Evaluating the value of an LCA
Aluminium products can last for centuries. We recycle, recycle again, then again, and again – you get the picture. And as we evaluate the impact of our aluminium products on the environment, recyclability is vital when documenting the life cycle of our processes and products. But it is only one part of the picture, because a life cycle assessment looks at much more.
When you choose a material for your product, and you want to know about the environmental impact of the material, you should ask your supplier for the analysis of its life cycle. These help you find the most sustainable solution for your design and provide the evidence that support your decision-making process.
LCA is short for life cycle assessment – also called life cycle analysis. The two are interchangeable. An LCA is a standardized and scientific methodology used to document the direct and indirect environmental impacts of a product, or production process, throughout its life, from raw material extraction to the end of its life. And it may be used to support follow-up work designed to improve the environmental performance of the product.
In addition, over the past years, we have seen LCAs becoming crucial to decision-making processes.
Credibility, consistency and transparency through documentation. This is why we carry out LCAs for our products and processes.
LCA gaining traction in every industry segment
Today, when regarding our customers, the automotive industry is most advanced in LCAs, with the building and construction industry right behind.
The LCA concept was originally developed by researchers. Its methodology has changed over the years, perhaps most significantly around 6-7 years ago, when the European Commission communicated its desire to develop an aggregated picture regarding climate change. Today, with sustainability and carbon neutrality gaining more traction in company objectives, LCAs are now widely applied and have become established as the most reliable and consensual methodology used to communicate the environmental performance of a product or a company.
LCAs are regulated by two international standards: ISO 14040 and ISO 14044. However, these standards are now quite ancient, not having been updated since 2006, and they do not seem to totally fulfill the needs of LCA users nowadays, especially concerning environmental communication. The standards are too permissive and allow different possible applications by industry.

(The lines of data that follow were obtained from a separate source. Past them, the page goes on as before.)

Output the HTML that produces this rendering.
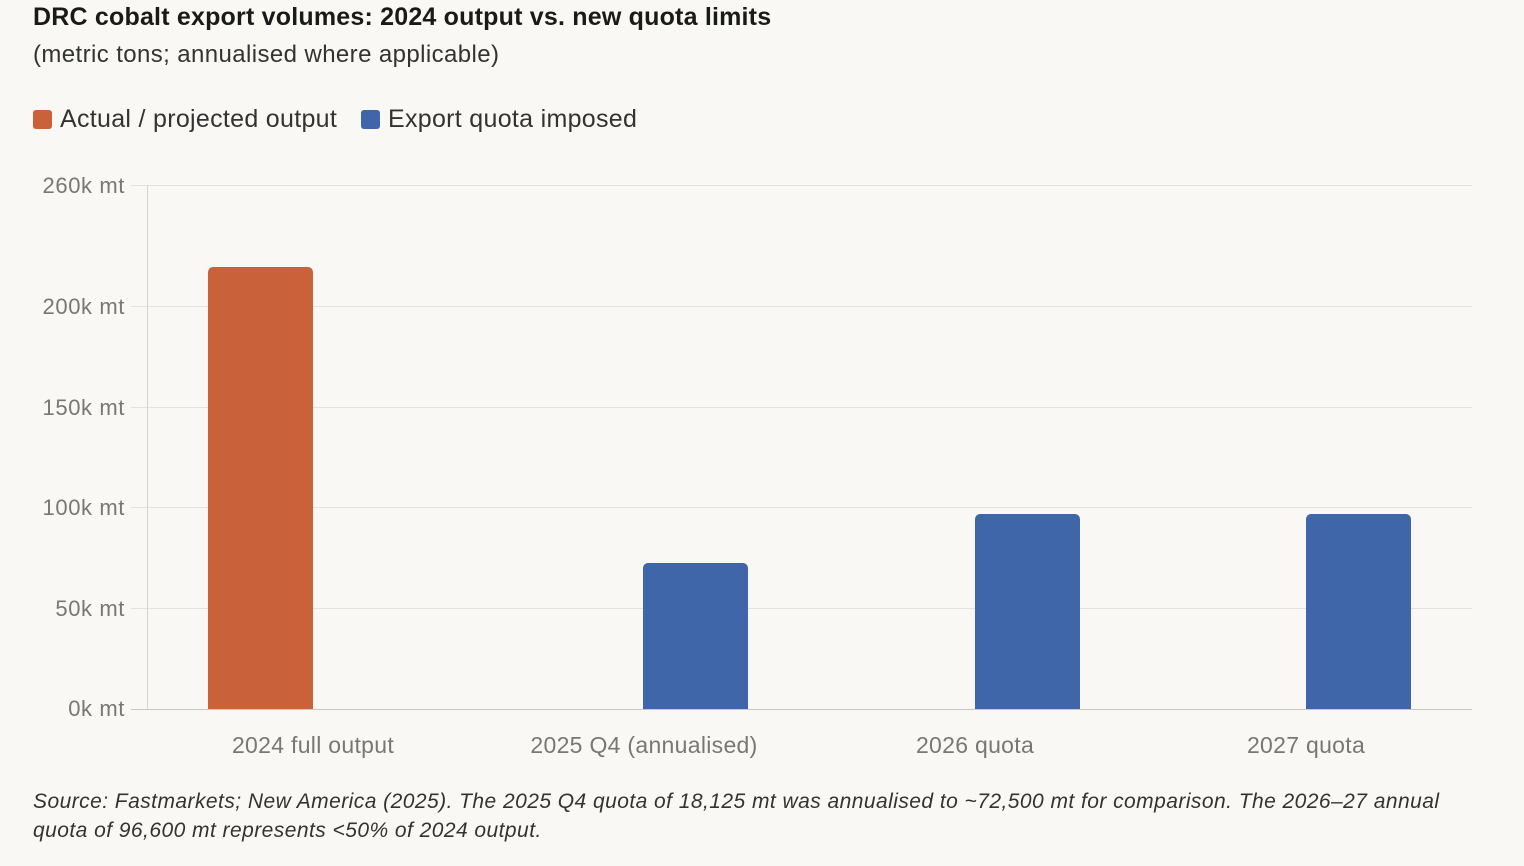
<!DOCTYPE html>
<html><head><meta charset="utf-8"><style>
html,body{margin:0;padding:0;background:#f9f8f4;}
body{width:1524px;height:866px;overflow:hidden;position:relative;font-family:"Liberation Sans",sans-serif;}
.t{position:absolute;left:33px;top:3px;font-size:25px;font-weight:bold;color:#1a1a1a;letter-spacing:0.2px;white-space:nowrap;}
.s{position:absolute;left:33px;top:41px;font-size:24px;color:#333;letter-spacing:0.4px;white-space:nowrap;}
.lg{position:absolute;top:105px;font-size:25px;color:#333;letter-spacing:0.3px;white-space:nowrap;}
.sw{display:inline-block;width:19px;height:19px;border-radius:3px;vertical-align:-2px;margin-right:8px;}
.f{position:absolute;left:33px;top:787px;font-size:21px;font-style:italic;color:#333;line-height:29px;width:1440px;letter-spacing:0.45px;}
</style></head><body>
<div class="t">DRC cobalt export volumes: 2024 output vs. new quota limits</div>
<div class="s">(metric tons; annualised where applicable)</div>
<div class="lg" style="left:33px"><span class="sw" style="background:#c9613b"></span>Actual / projected output</div>
<div class="lg" style="left:361px"><span class="sw" style="background:#3f66a9"></span>Export quota imposed</div>
<svg width="1524" height="866" style="position:absolute;left:0;top:0" font-family="Liberation Sans, sans-serif">
<g stroke="#e4e2dd" stroke-width="1">
<line x1="131" x2="1472" y1="185.5" y2="185.5"/>
<line x1="131" x2="1472" y1="306.5" y2="306.5"/>
<line x1="131" x2="1472" y1="407.5" y2="407.5"/>
<line x1="131" x2="1472" y1="507.5" y2="507.5"/>
<line x1="131" x2="1472" y1="608.5" y2="608.5"/>
</g>
<line x1="147.5" x2="147.5" y1="185" y2="709" stroke="#d6d4cf"/>
<line x1="131" x2="1472" y1="709.5" y2="709.5" stroke="#c9c7c2"/>
<g font-size="22" fill="#777" text-anchor="end" letter-spacing="0.6">
<text x="125" y="193">260k mt</text>
<text x="125" y="314">200k mt</text>
<text x="125" y="415">150k mt</text>
<text x="125" y="515">100k mt</text>
<text x="125" y="616">50k mt</text>
<text x="125" y="716">0k mt</text>
</g>
<path d="M208 709V272a5 5 0 0 1 5-5h95a5 5 0 0 1 5 5V709Z" fill="#c9613b"/>
<path d="M643 709V568a5 5 0 0 1 5-5h95a5 5 0 0 1 5 5V709Z" fill="#3f66a9"/>
<path d="M975 709V519a5 5 0 0 1 5-5h95a5 5 0 0 1 5 5V709Z" fill="#3f66a9"/>
<path d="M1306 709V519a5 5 0 0 1 5-5h95a5 5 0 0 1 5 5V709Z" fill="#3f66a9"/>
<g font-size="23" fill="#777" text-anchor="middle" letter-spacing="0.3">
<text x="313" y="753">2024 full output</text>
<text x="644" y="753">2025 Q4 (annualised)</text>
<text x="975" y="753">2026 quota</text>
<text x="1306" y="753">2027 quota</text>
</g>
</svg>
<div class="f">Source: Fastmarkets; New America (2025). The 2025 Q4 quota of 18,125 mt was annualised to ~72,500 mt for comparison. The 2026–27 annual quota of 96,600 mt represents &lt;50% of 2024 output.</div>
</body></html>
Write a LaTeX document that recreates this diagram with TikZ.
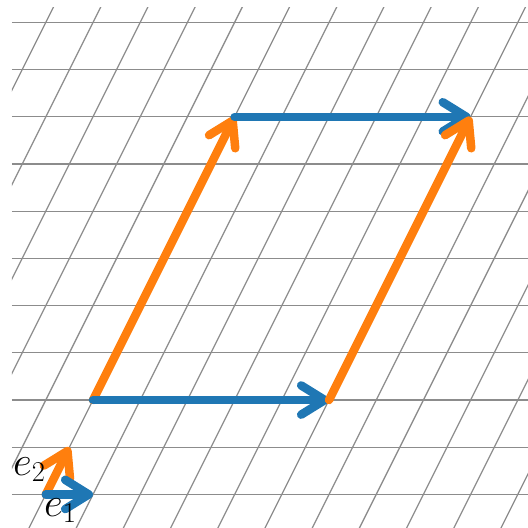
\documentclass[tikz,border=0pt]{standalone}
\usetikzlibrary{arrows.meta}
\definecolor{mblue}{HTML}{1F77B4}
\definecolor{morange}{HTML}{FF7F0E}
\definecolor{gridgray}{HTML}{8C8C8C}
\tikzset{
  gridline/.style={draw=gridgray, line width=0.75pt},
  vec/.style={line width=0.18cm, line cap=round,
    -{Straight Barb[length=0.5cm, width=0.62cm, round]}},
  lab/.style={inner sep=0pt, anchor=base west, font=\fontsize{24}{28}\selectfont}
}
\begin{document}
\begin{tikzpicture}[x=1cm,y=1cm]
\useasboundingbox (-0.970,-0.691) rectangle (10.216,10.475);
\begin{scope}
\clip (-0.716,-0.8) rectangle (10.4,10.326);
\foreach \j in {0,...,10} \draw[gridline] (-0.716,\j) -- (10.4,\j);
\foreach \k in {-7,...,11} \draw[gridline] (\k-0.5,-1) -- (\k+5.5,11);
\end{scope}
\coordinate (O) at (0,0);
\coordinate (E1) at (1,0);
\coordinate (E2) at (0.5,1);
\coordinate (A) at (1,2);
\coordinate (B) at (6,2);
\coordinate (C) at (4,8);
\coordinate (D) at (9,8);
\draw[vec, morange] (A) -- (C);
\draw[vec, mblue] (A) -- (B);
\draw[vec, mblue] (C) -- (D);
\draw[vec, morange] (B) -- (D);
\draw[vec, morange] (O) -- (E2);
\draw[vec, mblue] (O) -- (E1);
\node[lab] (l2) at (-0.70,0.41) {$e_2$};
\node[lab] (l1) at (-0.04,-0.47) {$e_1$};
\end{tikzpicture}
\end{document}
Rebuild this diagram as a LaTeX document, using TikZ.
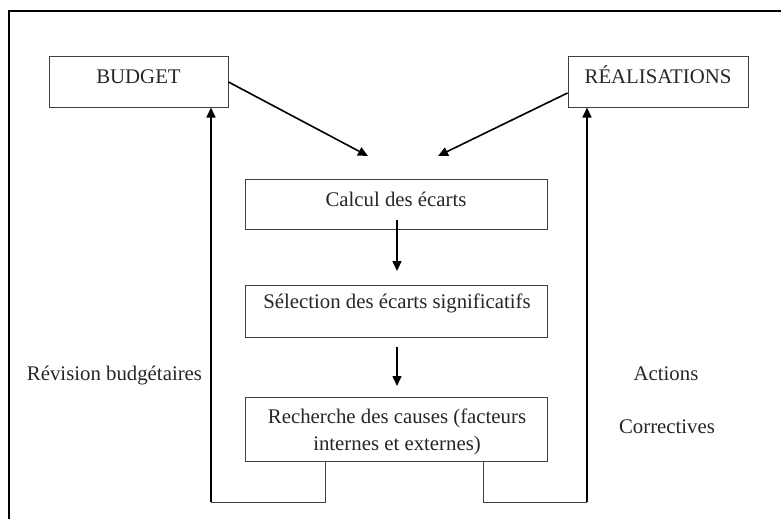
\documentclass[tikz,border=0pt]{standalone}
\usepackage{fontspec}
\setmainfont{Liberation Serif}
\usetikzlibrary{arrows.meta}
\begin{document}
\begin{tikzpicture}[x=1pt,y=-1pt,
  box/.style={draw=black!75, line width=1pt, fill=white, inner sep=0pt},
  lbl/.style={anchor=base, inner sep=0pt, font=\fontsize{20.8}{27}\selectfont, text=black!85},
  conn/.style={line width=1.6pt, -{Triangle[length=10pt,width=9pt]}},
  thin/.style={line width=1pt, draw=black!75},
  frame/.style={line width=2pt}]
\useasboundingbox (0,0) rectangle (781,519);
\draw[frame] (9,519) -- (9,11) -- (781,11);
% boxes
\node[box, minimum width=179, minimum height=50] (budget) at (138.5,82) {};
\node[box, minimum width=180, minimum height=50] (realis) at (658,82) {};
\node[box, minimum width=302, minimum height=50] (calcul) at (396,204) {};
\node[box, minimum width=302, minimum height=52] (select) at (396,311) {};
\node[box, minimum width=302, minimum height=64] (recher) at (396,429) {};
% texts
\node[lbl] (tbudget) at (138.5,83) {BUDGET};
\node[lbl] (trealis) at (658,83) {RÉALISATIONS};
\node[lbl] (tcalcul) at (396,206) {Calcul des écarts};
\node[lbl] (tselect) at (397,308) {Sélection des écarts significatifs};
\node[lbl] (trech1) at (397,423) {Recherche des causes (facteurs};
\node[lbl] (trech2) at (397,450) {internes et externes)};
\node[lbl] (trev) at (114.5,380) {Révision budgétaires};
\node[lbl] (tact) at (666,380) {Actions};
\node[lbl] (tcor) at (667,433) {Correctives};
% connectors
\coordinate (tipL) at (368,156);
\coordinate (tipR) at (438,156);
\draw[conn] (budget.east) -- (tipL);
\draw[conn] ([yshift=-11pt]realis.west) -- (tipR);
\coordinate (a1) at (397,220);
\coordinate (a1e) at (397,271);
\coordinate (a2) at (397,347);
\coordinate (a2e) at (397,386);
\draw[conn] (a1) -- (a1e);
\draw[conn] (a2) -- (a2e);
% feedback loops
\coordinate (lb) at (325,502);
\coordinate (lc) at (211,502);
\coordinate (rb) at (483,502);
\coordinate (rc) at (587,502);
\draw[thin] (lb |- recher.south) -- (lb) -- (lc);
\draw[conn] (lc) -- (lc |- budget.south);
\draw[thin] (rb |- recher.south) -- (rb) -- (rc);
\draw[conn] (rc) -- (rc |- realis.south);
\end{tikzpicture}
\end{document}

In response, the European Commission has spent the last decade working on a unified methodology called Product Environmental Footprint.
Cradle-to-grave impacts in an LCA
What are the key components we examine and document in an LCA? As I mentioned, recyclability is one.
With aluminium products, our LCAs normally examine cradle-to-grave impacts. The more detail you require, the more complete your analysis needs to be. Related assessments include Environmental Product Declarations (EPDs), which are terrific for product comparisons.
Our LCAs normally cover these areas:
- Raw material extraction
- Product manufacturing
My employer is now working on LCAs for our plants. For these, we examine the aluminium – including low-carbon products – and the processes, such as extruding, machining and anodizing.
Here is an example: With regard to the carbon footprint of a worldwide average aluminium product, the relative contribution of such processes is not significant. The average carbon footprint of extrusion in Europe is 0.68 kg CO2e/kg Al, while the aluminium billet itself presents a carbon footprint of 8.6 kg CO2e/kg Al, meaning that the extrusion process in itself accounts for only 7% of the impact.
But when low-carbon aluminium is used, the picture is not the same.
When using a Hydro CIRCAL profile (carbon footprint of 2.3 kg CO2e/kg Al), the extrusion process alone accounts for almost 25% and is therefore not marginal anymore. The same rationale can be done for machining and treatment surface processes. I find this interesting.
Carbon footprint is only one element
Yes, carbon footprint. We hear a lot about carbon footprints these days.
Low-carbon aluminium products have become quite popular, and the sky is the limit with these. As they should. But some customers are focusing solely on the carbon footprint of their products, and I’m not sure this is a great thing, because this is only one part – one indicator – within an LCA.
Indeed, an LCA provides tons of other crucial information to limit and reduce the impacts of human activities on the environment. An LCA also assess the acidification, eutrophication and resource depletion potential impacts associated to a product.
In total, around 16 indicators can be evaluated in one LCA. Focusing on climate change only might lead to inadequate decisions by increasing the impacts in the other categories for instance. It’s a phenomenon called a pollution transfer, and LCA practitioners need to be vigilant about it.
Finally, let me conclude by saying that an LCA is not only about environment. Life cycle thinking can be applied to the other sustainable development pillars, too, such as Social and Economy, respectively, with Social Life Cycle Assessments and Life Cycle Costing.
Assessing these three perspectives simultaneously leads to a Life Cycle Sustainability Assessment, where you have in mind the development of products that respect each of the categories. Point being that we can and should go further than just the environment and climate factors.
The whole picture is better, for you and for me. It’s important for our future.